--- Start TASK INPUTS ---

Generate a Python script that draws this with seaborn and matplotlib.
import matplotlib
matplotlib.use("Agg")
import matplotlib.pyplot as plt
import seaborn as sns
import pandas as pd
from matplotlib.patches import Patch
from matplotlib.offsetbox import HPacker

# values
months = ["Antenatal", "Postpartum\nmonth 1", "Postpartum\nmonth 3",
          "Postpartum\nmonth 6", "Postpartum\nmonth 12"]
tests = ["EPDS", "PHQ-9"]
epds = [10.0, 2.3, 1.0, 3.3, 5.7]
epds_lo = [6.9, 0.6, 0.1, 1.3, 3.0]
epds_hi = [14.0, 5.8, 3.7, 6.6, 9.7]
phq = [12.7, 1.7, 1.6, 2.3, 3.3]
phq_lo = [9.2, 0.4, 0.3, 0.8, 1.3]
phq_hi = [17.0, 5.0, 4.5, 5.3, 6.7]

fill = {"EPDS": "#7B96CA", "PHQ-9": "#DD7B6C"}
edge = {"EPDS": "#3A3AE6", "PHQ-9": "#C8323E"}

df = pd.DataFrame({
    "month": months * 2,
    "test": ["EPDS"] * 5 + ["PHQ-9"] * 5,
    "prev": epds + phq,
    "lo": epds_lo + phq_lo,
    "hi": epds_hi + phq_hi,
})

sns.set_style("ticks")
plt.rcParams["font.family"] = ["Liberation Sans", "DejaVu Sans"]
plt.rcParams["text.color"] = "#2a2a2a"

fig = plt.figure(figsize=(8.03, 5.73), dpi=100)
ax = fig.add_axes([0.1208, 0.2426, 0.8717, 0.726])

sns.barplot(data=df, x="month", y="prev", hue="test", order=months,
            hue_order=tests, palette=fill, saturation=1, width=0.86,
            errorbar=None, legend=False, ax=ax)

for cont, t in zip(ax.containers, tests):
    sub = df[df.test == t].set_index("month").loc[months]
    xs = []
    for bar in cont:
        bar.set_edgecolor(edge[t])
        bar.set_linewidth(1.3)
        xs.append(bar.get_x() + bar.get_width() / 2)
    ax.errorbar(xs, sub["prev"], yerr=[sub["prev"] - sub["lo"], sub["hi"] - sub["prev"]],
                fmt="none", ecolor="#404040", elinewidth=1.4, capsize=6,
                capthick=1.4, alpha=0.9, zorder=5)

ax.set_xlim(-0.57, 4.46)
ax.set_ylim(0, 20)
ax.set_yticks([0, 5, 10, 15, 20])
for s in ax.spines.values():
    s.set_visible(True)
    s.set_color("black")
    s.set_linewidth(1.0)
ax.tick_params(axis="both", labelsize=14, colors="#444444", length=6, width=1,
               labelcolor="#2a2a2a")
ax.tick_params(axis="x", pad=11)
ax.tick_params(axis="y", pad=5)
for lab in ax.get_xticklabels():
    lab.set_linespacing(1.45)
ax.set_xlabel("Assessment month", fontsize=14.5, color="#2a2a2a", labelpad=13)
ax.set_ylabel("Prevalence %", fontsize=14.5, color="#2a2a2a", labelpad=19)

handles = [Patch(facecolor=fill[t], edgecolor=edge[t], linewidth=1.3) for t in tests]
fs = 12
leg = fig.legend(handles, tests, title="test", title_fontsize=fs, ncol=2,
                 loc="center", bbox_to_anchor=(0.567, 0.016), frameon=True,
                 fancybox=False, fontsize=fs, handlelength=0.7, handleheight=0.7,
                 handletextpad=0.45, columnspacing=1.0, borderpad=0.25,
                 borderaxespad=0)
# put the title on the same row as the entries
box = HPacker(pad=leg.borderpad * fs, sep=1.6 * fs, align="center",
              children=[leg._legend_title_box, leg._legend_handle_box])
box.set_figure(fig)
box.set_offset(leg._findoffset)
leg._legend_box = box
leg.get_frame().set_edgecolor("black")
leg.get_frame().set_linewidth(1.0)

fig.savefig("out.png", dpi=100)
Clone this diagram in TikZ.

--- End TASK INPUTS ---

§ EXERCISE TASK
Show the data once more, exactly as it was written.

§ IN RESPONSE
Generate a Python script that draws this with seaborn and matplotlib.
import matplotlib
matplotlib.use("Agg")
import matplotlib.pyplot as plt
import seaborn as sns
import pandas as pd
from matplotlib.patches import Patch
from matplotlib.offsetbox import HPacker

# values
months = ["Antenatal", "Postpartum\nmonth 1", "Postpartum\nmonth 3",
          "Postpartum\nmonth 6", "Postpartum\nmonth 12"]
tests = ["EPDS", "PHQ-9"]
epds = [10.0, 2.3, 1.0, 3.3, 5.7]
epds_lo = [6.9, 0.6, 0.1, 1.3, 3.0]
epds_hi = [14.0, 5.8, 3.7, 6.6, 9.7]
phq = [12.7, 1.7, 1.6, 2.3, 3.3]
phq_lo = [9.2, 0.4, 0.3, 0.8, 1.3]
phq_hi = [17.0, 5.0, 4.5, 5.3, 6.7]

fill = {"EPDS": "#7B96CA", "PHQ-9": "#DD7B6C"}
edge = {"EPDS": "#3A3AE6", "PHQ-9": "#C8323E"}

df = pd.DataFrame({
    "month": months * 2,
    "test": ["EPDS"] * 5 + ["PHQ-9"] * 5,
    "prev": epds + phq,
    "lo": epds_lo + phq_lo,
    "hi": epds_hi + phq_hi,
})

sns.set_style("ticks")
plt.rcParams["font.family"] = ["Liberation Sans", "DejaVu Sans"]
plt.rcParams["text.color"] = "#2a2a2a"

fig = plt.figure(figsize=(8.03, 5.73), dpi=100)
ax = fig.add_axes([0.1208, 0.2426, 0.8717, 0.726])

sns.barplot(data=df, x="month", y="prev", hue="test", order=months,
            hue_order=tests, palette=fill, saturation=1, width=0.86,
            errorbar=None, legend=False, ax=ax)

for cont, t in zip(ax.containers, tests):
    sub = df[df.test == t].set_index("month").loc[months]
    xs = []
    for bar in cont:
        bar.set_edgecolor(edge[t])
        bar.set_linewidth(1.3)
        xs.append(bar.get_x() + bar.get_width() / 2)
    ax.errorbar(xs, sub["prev"], yerr=[sub["prev"] - sub["lo"], sub["hi"] - sub["prev"]],
                fmt="none", ecolor="#404040", elinewidth=1.4, capsize=6,
                capthick=1.4, alpha=0.9, zorder=5)

ax.set_xlim(-0.57, 4.46)
ax.set_ylim(0, 20)
ax.set_yticks([0, 5, 10, 15, 20])
for s in ax.spines.values():
    s.set_visible(True)
    s.set_color("black")
    s.set_linewidth(1.0)
ax.tick_params(axis="both", labelsize=14, colors="#444444", length=6, width=1,
               labelcolor="#2a2a2a")
ax.tick_params(axis="x", pad=11)
ax.tick_params(axis="y", pad=5)
for lab in ax.get_xticklabels():
    lab.set_linespacing(1.45)
ax.set_xlabel("Assessment month", fontsize=14.5, color="#2a2a2a", labelpad=13)
ax.set_ylabel("Prevalence %", fontsize=14.5, color="#2a2a2a", labelpad=19)

handles = [Patch(facecolor=fill[t], edgecolor=edge[t], linewidth=1.3) for t in tests]
fs = 12
leg = fig.legend(handles, tests, title="test", title_fontsize=fs, ncol=2,
                 loc="center", bbox_to_anchor=(0.567, 0.016), frameon=True,
                 fancybox=False, fontsize=fs, handlelength=0.7, handleheight=0.7,
                 handletextpad=0.45, columnspacing=1.0, borderpad=0.25,
                 borderaxespad=0)
# put the title on the same row as the entries
box = HPacker(pad=leg.borderpad * fs, sep=1.6 * fs, align="center",
              children=[leg._legend_title_box, leg._legend_handle_box])
box.set_figure(fig)
box.set_offset(leg._findoffset)
leg._legend_box = box
leg.get_frame().set_edgecolor("black")
leg.get_frame().set_linewidth(1.0)

fig.savefig("out.png", dpi=100)
Clone this diagram in TikZ.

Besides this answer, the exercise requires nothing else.